Nie jest znany rządowy projekt zmian ustawy mającej na celu poprawę bezpieczeństwa pieszych uczestników ruchu drogowego, ogłoszony jest projekt poselski. Tymczasem już trwa szeroka dyskusja wielu środowisk, wielu ekspertów. Dowiadujemy się, że przyszłe zmiany powinny dotyczyć co najmniej kilku ustaw i aktów wykonawczych. Utrudnieniem może być także brak od 2006 r. promulgacji nowelizacji Konwencji Wiedeńskiej o ruchu drogowym.
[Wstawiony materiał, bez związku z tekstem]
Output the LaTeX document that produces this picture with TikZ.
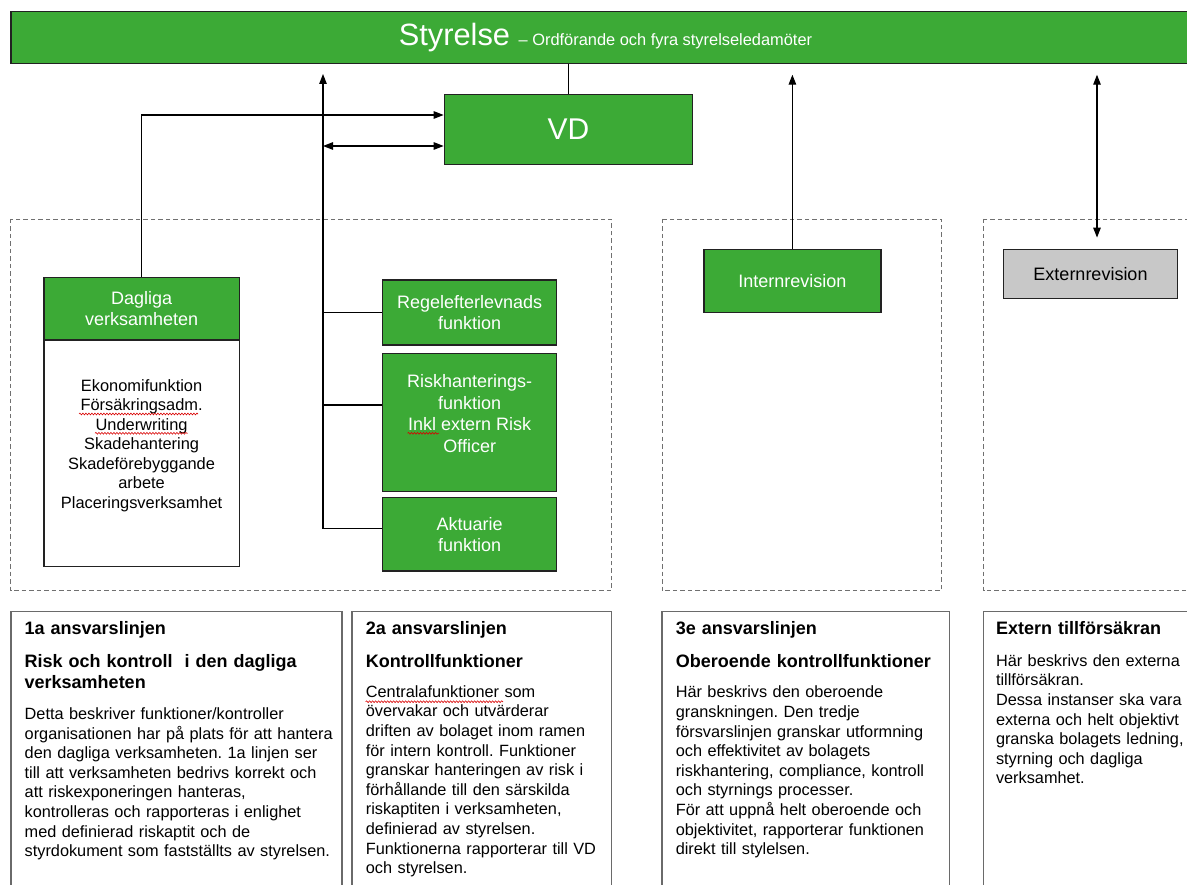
\documentclass[tikz,border=0pt]{standalone}
\usepackage{fontspec}
\setmainfont{Liberation Sans}
\usetikzlibrary{arrows.meta,decorations.pathmorphing,calc}
\definecolor{gr}{HTML}{3CAA36}
\definecolor{edgec}{HTML}{222222}
\definecolor{dashc}{HTML}{707070}
\definecolor{panelc}{HTML}{6A6A6A}
\definecolor{ggray}{HTML}{C8C8C8}
\frenchspacing
\begin{document}
\begin{tikzpicture}[x=1pt,y=-1pt,
  gbox/.style={draw=edgec,line width=1.4pt,fill=gr,text=white,inner sep=0pt,align=center,font=\fontsize{18}{21}\selectfont},
  wbox/.style={draw=edgec,line width=1.4pt,fill=white,inner sep=0pt},
  graybox/.style={draw=edgec,line width=1.4pt,fill=ggray,text=black,inner sep=0pt,align=center,font=\fontsize{18}{21}\selectfont},
  dashbox/.style={draw=dashc,line width=0.9pt,dash pattern=on 4.5pt off 3pt},
  panel/.style={draw=panelc,line width=1.1pt},
  conn/.style={draw=black,line width=1.2pt},
  arr/.style={conn,-{Triangle[length=10pt,width=7.5pt]}},
  darr/.style={conn,{Triangle[length=10pt,width=7.5pt]}-{Triangle[length=10pt,width=7.5pt]}},
  ptext/.style={anchor=base west,inner sep=0pt,text width=400pt,align=left,font=\fontsize{16.3}{19.6}\selectfont},
  phead/.style={anchor=base west,inner sep=0pt,text width=400pt,align=left,font=\bfseries\fontsize{18}{20.7}\selectfont},
  wavy/.style={draw=red!85!black,line width=0.6pt,decorate,decoration={snake,amplitude=0.9pt,segment length=3pt}}
]
\clip (0,0) rectangle (1187,885);
\fill[white] (0,0) rectangle (1187,885);

% dashed group frames
\draw[dashbox] (10.7,219) rectangle (611.2,590.7);
\draw[dashbox] (662.1,219) rectangle (941.4,590.7);
\draw[dashbox] (983.5,219) rectangle (1210,590.7);

% top bar
\node[gbox,minimum width=1189pt,minimum height=52pt] (bar) at (605.5,37.7)
  {\fontsize{30.8}{34}\selectfont Styrelse \fontsize{16.4}{19}\selectfont – Ordförande och fyra styrelseledamöter};

% VD
\node[gbox,minimum width=248.3pt,minimum height=70pt,font=\fontsize{30}{34}\selectfont] (vd) at (568.5,129.3) {VD};

% Dagliga
\node[gbox,minimum width=195.2pt,minimum height=62.3pt] (dagh) at (141.6,308.8) {Dagliga\\verksamheten};
\node[wbox,minimum width=195.2pt,minimum height=226.7pt] (dagb) at (141.6,453.3) {};
\node[inner sep=0pt,align=center,font=\fontsize{16.4}{19.55}\selectfont] (dagt) at (141.6,445.5)
  {Ekonomifunktion\\Försäkringsadm.\\Underwriting\\Skadehantering\\Skadeförebyggande\\arbete\\Placeringsverksamhet};

% second line functions
\node[gbox,minimum width=174.1pt,minimum height=65pt] (regel) at (469.7,312.5) {Regelefterlevnads\\funktion};
\node[gbox,minimum width=174.1pt,minimum height=138.4pt] (risk) at (469.7,422.5) {};
\node[inner sep=0pt,align=center,text=white,font=\fontsize{18}{21.7}\selectfont] (riskt) at (469.7,413.5)
  {Riskhanterings-\\funktion\\Inkl extern Risk\\Officer};
\node[gbox,minimum width=174.1pt,minimum height=73.3pt] (akt) at (469.7,534.3) {Aktuarie\\funktion};

% third line / external
\node[gbox,minimum width=176.8pt,minimum height=62.6pt] (intern) at (792.4,281) {Internrevision};
\node[graybox,minimum width=174.5pt,minimum height=48.6pt] (extern) at (1090.5,274) {Externrevision};

% connectors
\coordinate (spT) at (323,74);
\coordinate (vdA) at ([yshift=14.3pt]vd.west);
\coordinate (vdB) at ([yshift=-16.7pt]vd.west);
\coordinate (exT) at ([xshift=6.5pt]extern.north);
\draw[conn] (vd.north) -- (vd.north |- bar.south);
\draw[arr] (dagh.north) |- (vdA);
\draw[arr] ([yshift=6pt]akt.west) -| (spT);
\draw[conn] (regel.west) -- (regel.west -| spT);
\draw[conn] ([yshift=17.5pt]risk.west) -- ([yshift=17.5pt]risk.west -| spT);
\draw[darr] (spT |- vdB) -- (vdB);
\draw[arr,shorten >=10.3pt] (intern.north) -- (intern.north |- bar.south);
\draw[darr,shorten <=10.3pt,shorten >=11.4pt] (exT |- bar.south) -- (exT);

% bottom panels
\draw[panel] (11,611.7) rectangle (342,900);
\draw[panel] (352,611.7) rectangle (611.7,900);
\draw[panel] (662,611.7) rectangle (949.4,900);
\draw[panel] (983.6,611.7) rectangle (1210,900);

\node[phead] (h1a) at (24.5,634.3) {1a ansvarslinjen};
\node[phead] (h1b) at (24.5,667.7) {Risk och kontroll~ i den dagliga\\verksamheten};
\node[ptext] (t1) at (24.5,719.5) {Detta beskriver funktioner/kontroller\\
organisationen har på plats för att hantera\\
den dagliga verksamheten. 1a linjen ser\\
till att verksamheten bedrivs korrekt och\\
att riskexponeringen hanteras,\\
kontrolleras och rapporteras i enlighet\\
med definierad riskaptit och de\\
styrdokument som fastställts av styrelsen.};

\node[phead] (h2a) at (365.7,634.3) {2a ansvarslinjen};
\node[phead] (h2b) at (365.7,667.7) {Kontrollfunktioner};
\node[ptext] (t2) at (365.7,697.2) {Centralafunktioner som\\
övervakar och utvärderar\\
driften av bolaget inom ramen\\
för intern kontroll. Funktioner\\
granskar hanteringen av risk i\\
förhållande till den särskilda\\
riskaptiten i verksamheten,\\
definierad av styrelsen.\\
Funktionerna rapporterar till VD\\
och styrelsen.};

\node[phead] (h3a) at (675.6,634.3) {3e ansvarslinjen};
\node[phead] (h3b) at (675.6,667.7) {Oberoende kontrollfunktioner};
\node[ptext] (t3) at (675.6,697.8) {Här beskrivs den oberoende\\
granskningen. Den tredje\\
försvarslinjen granskar utformning\\
och effektivitet av bolagets\\
riskhantering, compliance, kontroll\\
och styrnings processer.\\
För att uppnå helt oberoende och\\
objektivitet, rapporterar funktionen\\
direkt till stylelsen.};

\node[phead] (h4a) at (995.8,634.3) {Extern tillförsäkran};
\node[ptext] (t4) at (995.8,666.2) {Här beskrivs den externa\\
tillförsäkran.\\
Dessa instanser ska vara\\
externa och helt objektivt\\
granska bolagets ledning,\\
styrning och dagliga\\
verksamhet.};

% spell-check marks
\draw[wavy] (79,414) -- (198,414);
\draw[wavy] (95,433.3) -- (187.5,433.3);
\draw[wavy] (407.6,433.3) -- (439,433.3);
\draw[wavy] (365.7,701.7) -- (503,701.7);
\end{tikzpicture}
\end{document}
Przedstawiciel Zarządu Dróg Miejskich w Warszawie Jan Jakiel, Wydział Strategii i Rozwoju zwrócił uwagę na niezwykle ważny aspekt. – Oczywiście cieszy zapowiedź zmiany ustawy – Prawo o ruchu drogowym, ale to jest niewielki wycinek rzeczywistości, który pozwoli poprawiać bezpieczeństwo. (…) – mówił. Wskazywał jednocześnie na potrzebę innych aktów: ustawy o drogach publicznych, ustawy o kierujących pojazdami, prawdopodobnie rozporządzenia w sprawie osób ubiegających się o uprawnienia do kierowania pojazdami. Konieczne są zmiany rozporządzeń wykonawczych do prawa budowlanego, np. rozporządzenia w sprawie warunków technicznych jakim powinny odpowiadać drogi publiczne i ich usytuowanie. Też rozporządzenia w sprawie grzywien i mandatów karnych za wybrane rodzaje wykroczeń. Z konieczne uznał także zmiany w rozporządzeniu w sprawie szczegółowych warunków technicznych dla znaków i sygnałów drogowych i urządzeń bezpieczeństwa drogowego i warunków ich umieszczenia na drogach. Zwracał uwagę, iż w 2015 roku był gotowy projekt, ten tylko miesiąc był udostępniany na ministerialnej stronie. Ten był bardzo dobrze oceniony przez specjalistów. Opierał się na prowadzonych przez resort badaniach. - Zmiany tych rozporządzeń wykonawczych utrudnia jedna bardzo istotna rzecz. Od 2006 roku brak jest promulgacji nowelizacji Konwencji Wiedeńskiej. A więc przepisy polskie nie zostały dostosowane do przepisów międzynarodowych.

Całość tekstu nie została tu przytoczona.